Aquella mañana paseaba, como muchos otros sábados, por la Alameda de Hércules curioseando entre los puestos que los artesanos montan todos los fines de semana y donde fabrican y venden desde pañuelos a pequeñas joyas de plata labrada. Ella era muy bella, morena, delgada y alta y vendía collares y pendientes que fabricaba allí mismo, delante de los que deambulábamos entre los puestos. Sé que hablé con ella a duras penas, porque entendia muy poco el castellano y terminamos charlando con dificultad en una mezcla de alemán e italiano. Me dijo, entre otras cosas que ya no recuerdo, que le encantaba el chocolate negro y me permitió fotografiarla detrás de su puesto de bisutería. Yo me enamore de ella al instante pero no tuve valor para continuar la conversación y me despedí apresuradamente de ella. Me sonrió fugazmente mirándome a los ojos y continuo trabajando en sus pendientes mientras yo me alejaba, maldiciendo, como tantas otras veces, mi falta de arrojo.
Si algo me gustó de ti, fue que amases el chocolate negro y que hablases en un alemán que yo ya casi había olvidado y que necesitara responderte en mi pobre italiano para desvelar un punto tus misterios.
Tan atractiva estabas en aquella fotografía detrás de tu puesto de collares de cuentas y alambres retorcidos, que un sábado y otro y otro y otro paseé largo por la Alameda hasta dudar si el tuyo, que nunca volví a encontrar, sería real o
sólo un desvarío de mi mente confusa que construyó un recuerdo donde sólo hubo una imagen soñada.

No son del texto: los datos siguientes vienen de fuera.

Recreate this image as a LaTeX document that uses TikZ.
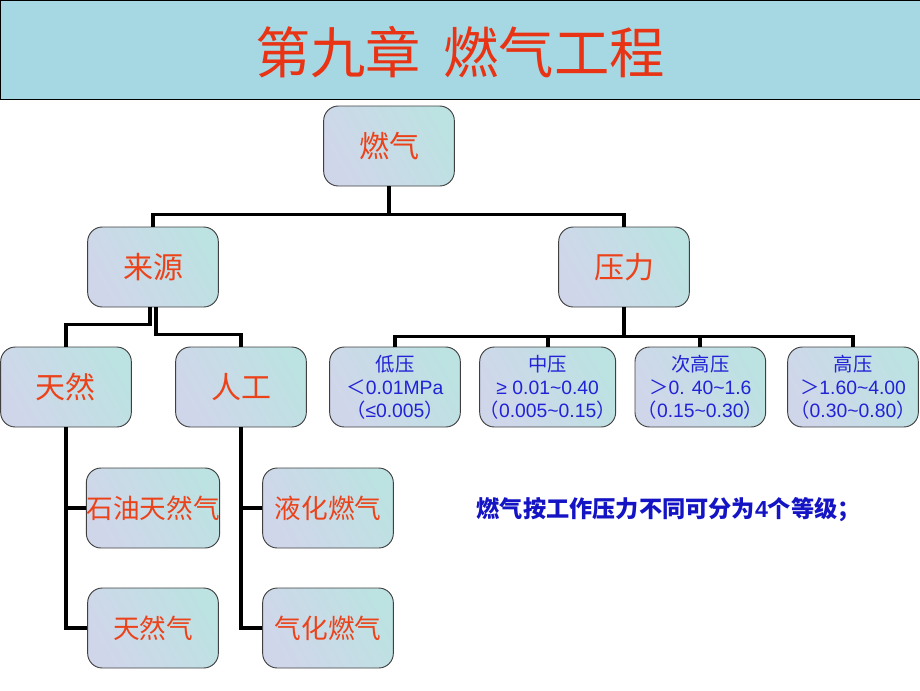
\documentclass[tikz,border=0pt]{standalone}
\usepackage{fontspec}
\setmainfont{Liberation Sans}
\newfontfamily\cjk{Noto Sans CJK SC}
\usetikzlibrary{shapes,arrows}
\definecolor{titlered}{RGB}{232,52,20}
\definecolor{labelred}{RGB}{236,66,26}
\definecolor{levelblue}{RGB}{34,34,214}
\definecolor{noteblue}{RGB}{20,20,196}
\definecolor{boxtop}{RGB}{208,214,234}
\definecolor{boxbot}{RGB}{188,226,226}
\definecolor{banner}{RGB}{166,216,228}
\tikzstyle{block} = [draw=black!75, line width=0.7pt, rounded corners=11pt,
left color=boxtop, right color=boxbot, shading angle=120,
minimum width=98pt, minimum height=60pt, inner sep=0pt]
\tikzstyle{srcblock} = [block, text=labelred, font=\cjk\fontsize{22.5}{23}\selectfont]
\tikzstyle{subblock} = [block, text=labelred, font=\cjk\fontsize{20}{21}\selectfont]
\tikzstyle{prblock} = [block, text=levelblue, align=center, font=\fontsize{14.5}{17.3}\selectfont]
\tikzstyle{line} = [draw, line width=2.8pt]

\begin{document}
\begin{tikzpicture}[x=1pt, y=1pt]
\useasboundingbox (0,0) rectangle (690,-517.5);

% banner with the chapter title
\fill [banner] (0,0) rectangle (690,-75);
\draw [line width=1pt] (690,-0.5) -- (0.5,-0.5) -- (0.5,-74.5) -- (690,-74.5);
\node [text=titlered, font=\cjk\fontsize{41.5}{42}\selectfont] (title) at (345,-39) {第九章\hspace{0.4em}燃气工程};

% We start by placing the blocks
\node [srcblock] (ranqi) at (291.75,-109.5) {燃气};
\node [srcblock] (laiyuan) at (114.75,-200.25) {来源};
\node [srcblock, right of=laiyuan, node distance=353.25pt] (yali) {压力};

\node [srcblock] (tianran) at (49.5,-290.25) {天然};
\node [srcblock, right of=tianran, node distance=131.25pt] (rengong) {人工};

\node [prblock] (diya) at (296.25,-290.25) {{\cjk 低压}\\{\cjk ＜}0.01MPa\\{\cjk （}≤0.005{\cjk ）}};
\node [prblock, right of=diya, node distance=114.5pt] (zhongya) {{\cjk 中压}\\≥ 0.01\textasciitilde 0.40\\{\cjk （}0.005\textasciitilde 0.15{\cjk ）}};
\node [prblock, right of=zhongya, node distance=114.5pt] (cigaoya) {{\cjk 次高压}\\{\cjk ＞}0. 40\textasciitilde 1.6\\{\cjk （}0.15\textasciitilde 0.30{\cjk ）}};
\node [prblock, right of=cigaoya, node distance=114.5pt] (gaoya) {{\cjk 高压}\\{\cjk ＞}1.60\textasciitilde 4.00\\{\cjk （}0.30\textasciitilde 0.80{\cjk ）}};

\node [subblock, below of=laiyuan, node distance=180.75pt] (shiyou) {石油天然气};
\node [subblock, below of=shiyou, node distance=90pt] (tianranqi) {天然气};
\node [subblock, right of=shiyou, node distance=131.25pt] (yehua) {液化燃气};
\node [subblock, below of=yehua, node distance=90pt] (qihua) {气化燃气};

\node [text=noteblue, font=\bfseries\fontsize{17.4}{18}\selectfont] (note) at (501.5,-382.5)
{{\cjk 燃气按工作压力不同可分为}4{\cjk 个等级；}};

% Once the nodes are placed, connecting them is easy.
\draw [line] (ranqi.south) -- ++(0,-21pt) coordinate (top);
\draw [line] (laiyuan.north) |- (top) -| (yali.north);

\draw [line] ([xshift=-2pt]laiyuan.south) -- ++(0,-12.75pt) -| (tianran.north);
\draw [line] ([xshift=2pt]laiyuan.south) -- ++(0,-20.25pt) -| (rengong.north);

\draw [line] (yali.south) -- ++(0,-21.75pt) coordinate (mid);
\draw [line] (diya.north) |- (mid) -| (gaoya.north);
\foreach \lv in {zhongya,cigaoya}
  \draw [line] (\lv.north) -- (\lv.north |- mid);

\draw [line] (tianran.south) |- (tianranqi.west);
\draw [line] (tianran.south |- shiyou.west) -- (shiyou.west);
\draw [line] (rengong.south) |- (qihua.west);
\draw [line] (rengong.south |- yehua.west) -- (yehua.west);
\end{tikzpicture}
\end{document}
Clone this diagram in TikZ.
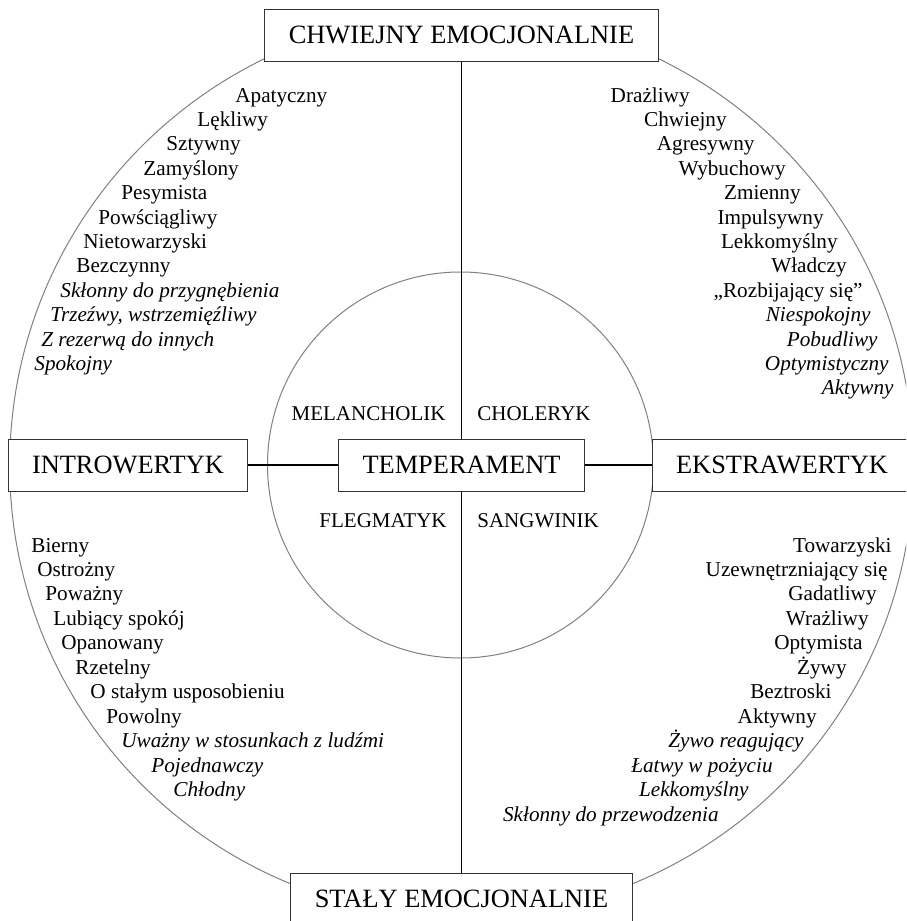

Te busqué durante meses hasta que tu memoria se fue tornando borrosa, mientras la
primavera pasaba lenta y el estío iba desarbolando y distrayendo y diluyendo mis
ganas de reencontrarte. Pero he aquí que llegado el otoño, reviso mis fotos y me tropiezo contigo y lo invades todo y se avivan de nuevo aquellas ganas de
salir a buscarte el sábado, el viernes, el jueves y si no hallarte, al menos pensar que de cierto, no dejé de intentarlo.